Peace childI enjoyed a couple of good books recently and thought you might too. Peace Child by Don Richardson will no doubt be familiar to many of you, at least by reputation. It’s been out at least 40 years, translated into many languages and made into a film. Finally I have actually got round to reading it for myself!

Briefly, if you didn’t know, it recounts the story of how in the early 1960s Canadian missionaries Don & Carol Richardson lived in a remote part of Irian Jaya with the Sawi tribe. For the Sawi people – cannibalistic head hunters using Stone Age technology – it was their first contact with the outside world. Richardson is an able storyteller who transports the reader into both the jungle environment and the treachery-honouring mindset of the Sawi people. How do you tell the gospel of Jesus to a people who think Judas is the hero of the crucifixion account?

The answer finally came in discovering a redemptive analogy already built in to the culture and worldview of the people – the peace child – which served as a bridge to understanding. Read the book for yourself or check out this 15 minute video recounting a return visit by the Richardson family 50 years on.


BurqasMy second book, In the Land of Blue Burqas, is much more recent. Again the author is a very good storyteller who takes you into a very different world. Kate McCord (not her real name) is a Christian who spent five years in Afghanistan working for an NGO empowering local women.
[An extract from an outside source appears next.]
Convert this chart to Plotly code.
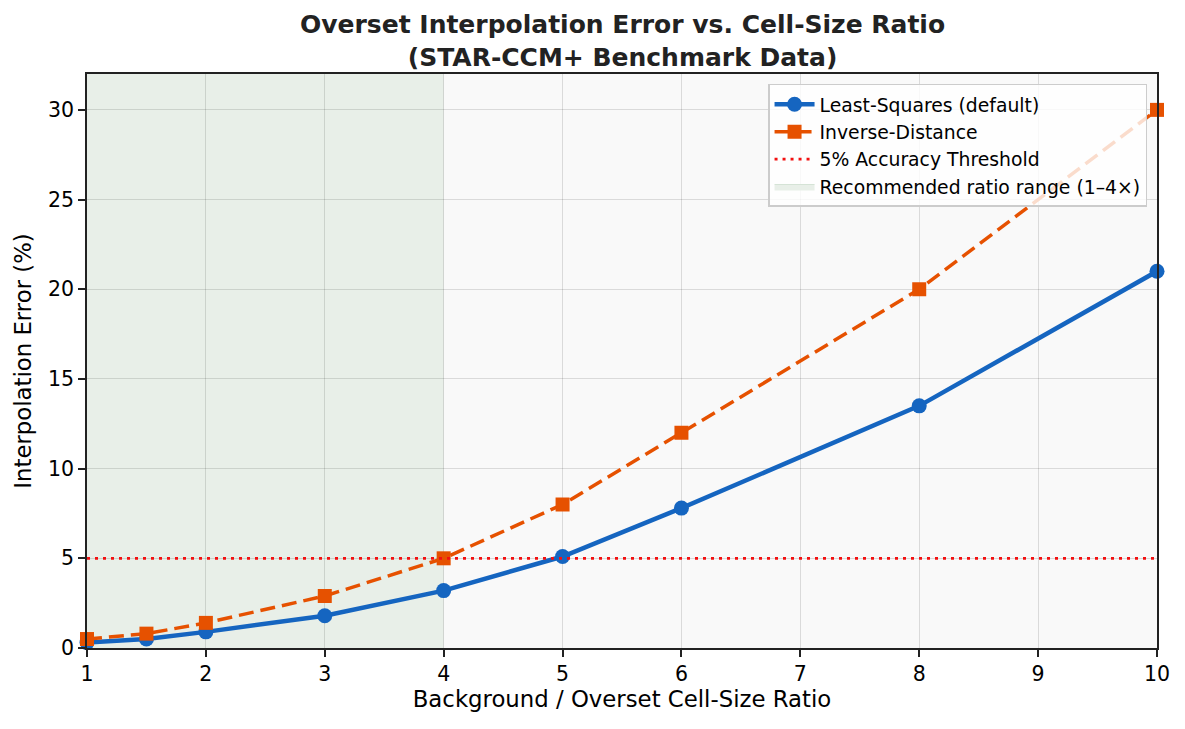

She gave up many ‘freedoms’ Western women take for granted in adapting her dress and public behaviour in order to be accepted. She learned the language and spent countless hours in homes engaged in conversation with Afghan women.

As she listened to their stories she began to gain insights into the Islamic culture and worldview of the Afghan people and learned how to express her own (often opposing) values in ways that avoided offense. She had to disentangle what she understood to be Biblical values from what were simply those of her own, Western culture. She told stories about ‘the honourable Jesus Messiah’ in ways that connected with the women – who were often illiterate. Here’s a good example of how to communicate the gospel in a potentially very hostile environment with integrity, humility and grace. It’s a thought provoking and highly recommended read.

The link between the two books will be apparent. Both tackle the ongoing need to listen and understand the culture of those with whom you speak. I was encouraged in my journey with international students to listen well and learn about the stories that connect. Happy Reading.